PROBLEM REQUIREMENTS: Search the data for the word "chart" and copy every line where it occurs.

** Start **

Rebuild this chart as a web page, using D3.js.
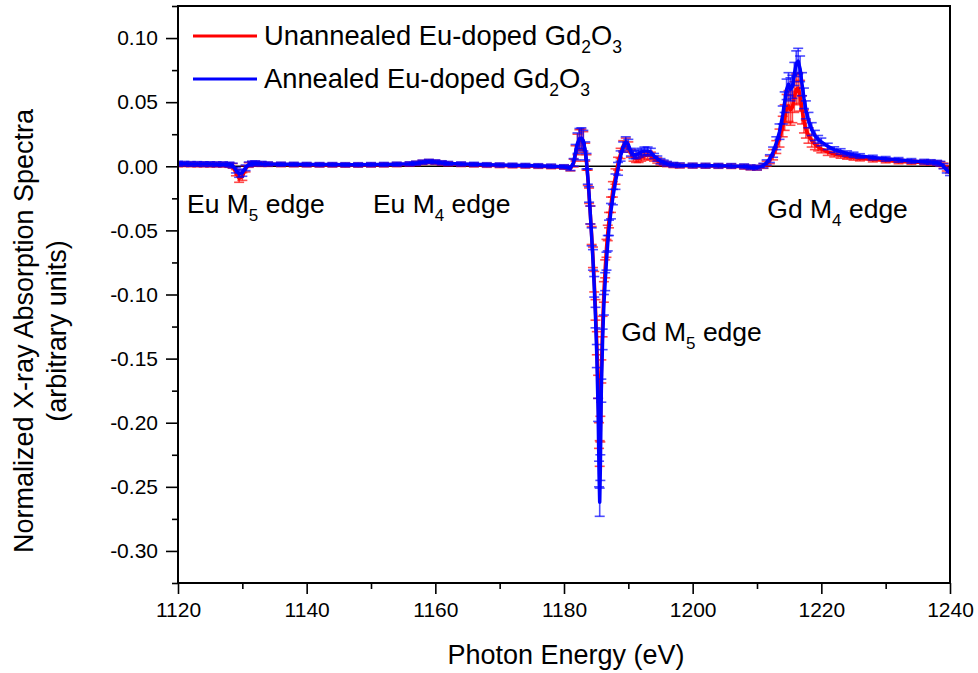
<!DOCTYPE html>
<html>
<head>
<meta charset="utf-8">
<script src="https://cdn.jsdelivr.net/npm/d3@7"></script>
<style>
  body { margin: 0; background: #fff; }
  svg { display: block; font-family: Arial, "Liberation Sans", sans-serif; }
  .axis text { font-size: 21px; fill: #000; }
  .axis path, .axis line { stroke: #000; stroke-width: 1.6px; }
</style>
</head>
<body>
<div id="chart"></div>
<script>
// photon energy grid (eV)
const energy = [
  1120, 1121, 1122, 1123, 1124, 1125, 1126, 1127, 1128,
  1128.5, 1129, 1129.5, 1130, 1130.5, 1131, 1131.5, 1132, 1133,
  1134, 1136, 1138, 1140, 1142, 1144, 1146, 1148, 1150, 1152, 1154, 1156,
  1157, 1158, 1159, 1160, 1161, 1162,
  1164, 1166, 1168, 1170, 1172, 1174, 1176, 1178, 1180,
  1181, 1181.5, 1181.8, 1182.1, 1182.4, 1182.7, 1183.0, 1183.3, 1183.5,
  1183.7, 1183.9, 1184.1, 1184.3, 1184.5, 1184.7, 1184.9, 1185.1, 1185.3,
  1185.45, 1185.55, 1185.65,
  1185.8, 1186.0, 1186.2, 1186.4, 1186.6, 1186.8, 1187.0, 1187.3, 1187.6, 1188.0, 1188.4, 1188.8,
  1189.2, 1189.6, 1190.0, 1190.4, 1190.8, 1191.2, 1191.6, 1192.0, 1192.5, 1193.0, 1193.5, 1194.0, 1194.5, 1195.0,
  1195.5, 1196, 1197, 1198, 1200, 1202, 1204, 1206, 1208, 1209, 1210,
  1211, 1211.5, 1212, 1212.5, 1213, 1213.5, 1214, 1214.3, 1214.6,
  1214.9, 1215.2, 1215.5, 1215.8, 1216.1, 1216.4, 1216.7, 1217.0,
  1217.3, 1217.6, 1218.0, 1218.5, 1219, 1219.5, 1220, 1221,
  1222, 1223, 1224, 1225, 1226, 1228, 1230, 1232, 1234, 1236, 1237, 1238, 1238.5, 1239, 1239.5, 1240
];

// unannealed Eu-doped Gd2O3 (red)
const unannealed = [
  0.0015, 0.0016, 0.0015, 0.0014, 0.0014, 0.0013, 0.0013, 0.0012, 0.0010,
  0.0003, -0.0050, -0.0095, -0.0080, -0.0020, 0.0010, 0.0018, 0.0020, 0.0017,
  0.0015, 0.0013, 0.0012, 0.0011, 0.0010, 0.0010, 0.0009, 0.0009, 0.0010, 0.0011, 0.0013, 0.0016,
  0.0022, 0.0030, 0.0036, 0.0031, 0.0024, 0.0019,
  0.0014, 0.0011, 0.0008, 0.0006, 0.0004, 0.0002, 0.0000, -0.0003, -0.0007,
  -0.0018, 0.0025, 0.0100, 0.0170, 0.0205, 0.0210, 0.0190, 0.0110, 0.0030,
  -0.0090, -0.0230, -0.0380, -0.0540, -0.0710, -0.0900, -0.1120, -0.1380, -0.1720,
  -0.2100, -0.2240, -0.2050,
  -0.1600, -0.1250, -0.0980, -0.0800, -0.0640, -0.0520, -0.0420, -0.0300, -0.0180, -0.0080, 0.0020, 0.0100,
  0.0160, 0.0180, 0.0150, 0.0100, 0.0070, 0.0060, 0.0060, 0.0070, 0.0080, 0.0090, 0.0080, 0.0060, 0.0045, 0.0030,
  0.0022, 0.0015, 0.0008, 0.0005, 0.0004, 0.0003, 0.0002, 0.0001, -0.0004, -0.0010, -0.0012,
  0.0002, 0.0020, 0.0050, 0.0090, 0.0150, 0.0220, 0.0310, 0.0380, 0.0450,
  0.0470, 0.0440, 0.0460, 0.0540, 0.0600, 0.0610, 0.0550, 0.0440,
  0.0350, 0.0290, 0.0240, 0.0200, 0.0170, 0.0150, 0.0135, 0.0110,
  0.0095, 0.0085, 0.0075, 0.0068, 0.0060, 0.0052, 0.0045, 0.0038, 0.0033, 0.0030, 0.0028, 0.0025, 0.0018, 0.0005, -0.0015, -0.0030
];
const unannealedErr = [
  0.0018, 0.0018, 0.0018, 0.0018, 0.0018, 0.0018, 0.0018, 0.0018, 0.0018,
  0.0018, 0.0024, 0.0030, 0.0030, 0.0024, 0.0018, 0.0018, 0.0018, 0.0018,
  0.0016, 0.0016, 0.0016, 0.0016, 0.0016, 0.0016, 0.0016, 0.0016, 0.0016, 0.0016, 0.0016, 0.0016,
  0.0016, 0.0016, 0.0016, 0.0016, 0.0016, 0.0016,
  0.0016, 0.0016, 0.0016, 0.0016, 0.0016, 0.0016, 0.0016, 0.0016, 0.0016,
  0.0018, 0.003, 0.006, 0.008, 0.008, 0.008, 0.008, 0.007, 0.006,
  0.006, 0.006, 0.007, 0.007, 0.008, 0.008, 0.008, 0.009, 0.009,
  0.010, 0.010, 0.010,
  0.009, 0.008, 0.008, 0.007, 0.007, 0.006, 0.006, 0.006, 0.006, 0.006, 0.005, 0.004,
  0.004, 0.004, 0.004, 0.003, 0.003, 0.003, 0.003, 0.003, 0.003, 0.003, 0.003, 0.002, 0.002, 0.002,
  0.0018, 0.0018, 0.0018, 0.0018, 0.0018, 0.0018, 0.0018, 0.0018, 0.0018, 0.0018, 0.0018,
  0.0018, 0.002, 0.003, 0.004, 0.005, 0.007, 0.008, 0.010, 0.011,
  0.012, 0.012, 0.012, 0.012, 0.012, 0.012, 0.012, 0.011,
  0.009, 0.007, 0.006, 0.005, 0.004, 0.003, 0.003, 0.0025,
  0.0022, 0.0022, 0.002, 0.002, 0.0018, 0.0018, 0.0018, 0.0018, 0.0018, 0.0018, 0.0018, 0.0018, 0.0018, 0.002, 0.0022, 0.0022
];

// annealed Eu-doped Gd2O3 (blue)
const annealed = [
  0.0020, 0.0020, 0.0018, 0.0018, 0.0017, 0.0017, 0.0016, 0.0016, 0.0014,
  0.0006, -0.0030, -0.0058, -0.0050, -0.0012, 0.0015, 0.0022, 0.0024, 0.0020,
  0.0018, 0.0016, 0.0015, 0.0014, 0.0013, 0.0013, 0.0012, 0.0012, 0.0013, 0.0014, 0.0016, 0.0019,
  0.0024, 0.0032, 0.0038, 0.0034, 0.0027, 0.0022,
  0.0018, 0.0015, 0.0012, 0.0010, 0.0008, 0.0006, 0.0004, 0.0001, -0.0004,
  -0.0015, 0.0030, 0.0110, 0.0180, 0.0215, 0.0220, 0.0200, 0.0120, 0.0040,
  -0.0080, -0.0220, -0.0380, -0.0550, -0.0730, -0.0940, -0.1180, -0.1480, -0.1900,
  -0.2400, -0.2620, -0.2350,
  -0.1750, -0.1350, -0.1080, -0.0900, -0.0740, -0.0600, -0.0480, -0.0350, -0.0240, -0.0120, -0.0020, 0.0080,
  0.0150, 0.0190, 0.0170, 0.0110, 0.0090, 0.0090, 0.0100, 0.0110, 0.0120, 0.0120, 0.0110, 0.0080, 0.0060, 0.0040,
  0.0030, 0.0020, 0.0012, 0.0008, 0.0006, 0.0005, 0.0004, 0.0003, 0.0000, -0.0008, -0.0010,
  0.0005, 0.0030, 0.0060, 0.0110, 0.0180, 0.0270, 0.0400, 0.0500, 0.0600,
  0.0640, 0.0600, 0.0620, 0.0720, 0.0800, 0.0820, 0.0760, 0.0640,
  0.0530, 0.0440, 0.0360, 0.0290, 0.0240, 0.0210, 0.0190, 0.0155,
  0.0130, 0.0115, 0.0100, 0.0090, 0.0080, 0.0068, 0.0058, 0.0050, 0.0042, 0.0036, 0.0033, 0.0028, 0.0020, 0.0000, -0.0030, -0.0050
];
const annealedErr = [
  0.0018, 0.0018, 0.0018, 0.0018, 0.0018, 0.0018, 0.0018, 0.0018, 0.0018,
  0.0018, 0.0022, 0.0028, 0.0028, 0.0022, 0.0018, 0.0018, 0.0018, 0.0018,
  0.0016, 0.0016, 0.0016, 0.0016, 0.0016, 0.0016, 0.0016, 0.0016, 0.0016, 0.0016, 0.0016, 0.0016,
  0.0016, 0.0016, 0.0016, 0.0016, 0.0016, 0.0016,
  0.0016, 0.0016, 0.0016, 0.0016, 0.0016, 0.0016, 0.0016, 0.0016, 0.0016,
  0.0018, 0.003, 0.006, 0.008, 0.008, 0.008, 0.008, 0.007, 0.006,
  0.006, 0.006, 0.007, 0.007, 0.008, 0.008, 0.008, 0.009, 0.009,
  0.010, 0.011, 0.010,
  0.009, 0.008, 0.008, 0.007, 0.007, 0.006, 0.006, 0.006, 0.006, 0.006, 0.005, 0.004,
  0.004, 0.004, 0.004, 0.003, 0.003, 0.003, 0.003, 0.003, 0.003, 0.003, 0.003, 0.002, 0.002, 0.002,
  0.0018, 0.0018, 0.0018, 0.0018, 0.0018, 0.0018, 0.0018, 0.0018, 0.0018, 0.0018, 0.0018,
  0.0018, 0.002, 0.003, 0.004, 0.005, 0.006, 0.007, 0.008, 0.008,
  0.009, 0.009, 0.009, 0.009, 0.010, 0.010, 0.010, 0.009,
  0.008, 0.007, 0.006, 0.005, 0.004, 0.003, 0.003, 0.0025,
  0.0022, 0.0022, 0.002, 0.002, 0.0018, 0.0018, 0.0018, 0.0018, 0.0018, 0.0018, 0.0018, 0.0018, 0.0018, 0.002, 0.0022, 0.0022
];

const xTicks = [1120, 1140, 1160, 1180, 1200, 1220, 1240];
const xMinor = [1130, 1150, 1170, 1190, 1210, 1230];
const yTicks = [-0.30, -0.25, -0.20, -0.15, -0.10, -0.05, 0.00, 0.05, 0.10];
const yMinor = [-0.325, -0.275, -0.225, -0.175, -0.125, -0.075, -0.025, 0.025, 0.075, 0.125];

const edgeLabels = [
  { e: 1121.4, v: -0.0365, name: "Eu M", sub: "5" },
  { e: 1150.3, v: -0.0365, name: "Eu M", sub: "4" },
  { e: 1211.6, v: -0.0405, name: "Gd M", sub: "4" },
  { e: 1188.9, v: -0.1360, name: "Gd M", sub: "5" }
];

const series = [
  { name: "Unannealed Eu-doped Gd", values: unannealed, err: unannealedErr, color: "#ff0000" },
  { name: "Annealed Eu-doped Gd", values: annealed, err: annealedErr, color: "#0000ff" }
];

const W = 978, H = 673;
const mLeft = 178, mRight = 950, mTop = 6, mBottom = 583;

const svg = d3.select('#chart').append('svg')
  .attr('width', W)
  .attr('height', H);

const x = d3.scaleLinear().domain([1120, 1240]).range([mLeft, mRight]);
const y = d3.scaleLinear().domain([-0.325, 0.125]).range([mBottom, mTop]);

// data layer, clipped to the frame
svg.append('clipPath').attr('id', 'clip')
  .append('rect').attr('x', mLeft).attr('y', mTop).attr('width', mRight - mLeft).attr('height', mBottom - mTop);

const plot = svg.append('g').attr('clip-path', 'url(#clip)');

// zero line
plot.append('line')
  .attr('x1', mLeft).attr('x2', mRight)
  .attr('y1', y(0)).attr('y2', y(0))
  .attr('stroke', '#000').attr('stroke-width', 1.6);

const line = d3.line()
  .x(d => x(d.e))
  .y(d => y(d.v));

const cap = 5;

series.forEach(s => {
  const pts = energy.map((e, i) => ({ e: e, v: s.values[i], err: s.err[i] }));
  const g = plot.append('g');

  const bars = g.append('g')
    .attr('stroke', s.color)
    .attr('stroke-width', 1.6)
    .attr('stroke-opacity', 0.7)
    .selectAll('g')
    .data(pts)
    .enter().append('g');

  bars.append('line')
    .attr('x1', d => x(d.e)).attr('x2', d => x(d.e))
    .attr('y1', d => y(d.v - d.err)).attr('y2', d => y(d.v + d.err));
  bars.append('line')
    .attr('x1', d => x(d.e) - cap).attr('x2', d => x(d.e) + cap)
    .attr('y1', d => y(d.v + d.err)).attr('y2', d => y(d.v + d.err));
  bars.append('line')
    .attr('x1', d => x(d.e) - cap).attr('x2', d => x(d.e) + cap)
    .attr('y1', d => y(d.v - d.err)).attr('y2', d => y(d.v - d.err));

  g.append('path')
    .datum(pts)
    .attr('fill', 'none')
    .attr('stroke', s.color)
    .attr('stroke-width', 3.5)
    .attr('stroke-linejoin', 'round')
    .attr('d', line);
});

// frame
svg.append('rect')
  .attr('x', mLeft).attr('y', mTop)
  .attr('width', mRight - mLeft).attr('height', mBottom - mTop)
  .attr('fill', 'none')
  .attr('stroke', '#000')
  .attr('stroke-width', 2);

// axes
svg.append('g')
  .attr('class', 'axis')
  .attr('transform', `translate(0,${mBottom})`)
  .call(d3.axisBottom(x).tickValues(xTicks).tickFormat(d3.format('d')).tickSize(11).tickPadding(8))
  .call(g => g.select('.domain').remove());

svg.append('g')
  .attr('class', 'axis')
  .attr('transform', `translate(0,${mBottom})`)
  .call(d3.axisBottom(x).tickValues(xMinor).tickFormat('').tickSize(6))
  .call(g => g.select('.domain').remove());

svg.append('g')
  .attr('class', 'axis')
  .attr('transform', `translate(${mLeft},0)`)
  .call(d3.axisLeft(y).tickValues(yTicks).tickFormat(d => d.toFixed(2)).tickSize(12).tickPadding(8))
  .call(g => g.select('.domain').remove());

svg.append('g')
  .attr('class', 'axis')
  .attr('transform', `translate(${mLeft},0)`)
  .call(d3.axisLeft(y).tickValues(yMinor).tickFormat('').tickSize(6))
  .call(g => g.select('.domain').remove());

// axis titles
svg.append('text')
  .attr('x', 566)
  .attr('y', 664)
  .attr('text-anchor', 'middle')
  .style('font-size', '27px')
  .text('Photon Energy (eV)');

const yTitle = svg.append('text')
  .attr('transform', 'translate(0,331) rotate(-90)')
  .attr('text-anchor', 'middle')
  .style('font-size', '27px');
yTitle.append('tspan').attr('x', 0).attr('y', 33).text('Normalized X-ray Absorption Spectra');
yTitle.append('tspan').attr('x', 0).attr('y', 66).text('(arbitrary units)');

// legend
const legend = svg.append('g');
series.forEach((s, i) => {
  const ly = 36 + i * 43;
  legend.append('line')
    .attr('x1', 193).attr('x2', 257)
    .attr('y1', ly).attr('y2', ly)
    .attr('stroke', s.color).attr('stroke-width', 3);
  const t = legend.append('text')
    .attr('x', 264).attr('y', ly + 9)
    .style('font-size', '27.3px');
  t.append('tspan').text(s.name);
  t.append('tspan').attr('dy', 8).style('font-size', '17.5px').text('2');
  t.append('tspan').attr('dy', -8).text('O');
  t.append('tspan').attr('dy', 8).style('font-size', '17.5px').text('3');
});

// edge annotations
edgeLabels.forEach(d => {
  const t = svg.append('text')
    .attr('x', x(d.e)).attr('y', y(d.v))
    .style('font-size', '26.5px');
  t.append('tspan').text(d.name);
  t.append('tspan').attr('dy', 8).style('font-size', '17px').text(d.sub);
  t.append('tspan').attr('dy', -8).text(' edge');
});
</script>
</body>
</html>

** End **

RESPONSE:
Rebuild this chart as a web page, using D3.js.
<div id="chart"></div>
const svg = d3.select('#chart').append('svg')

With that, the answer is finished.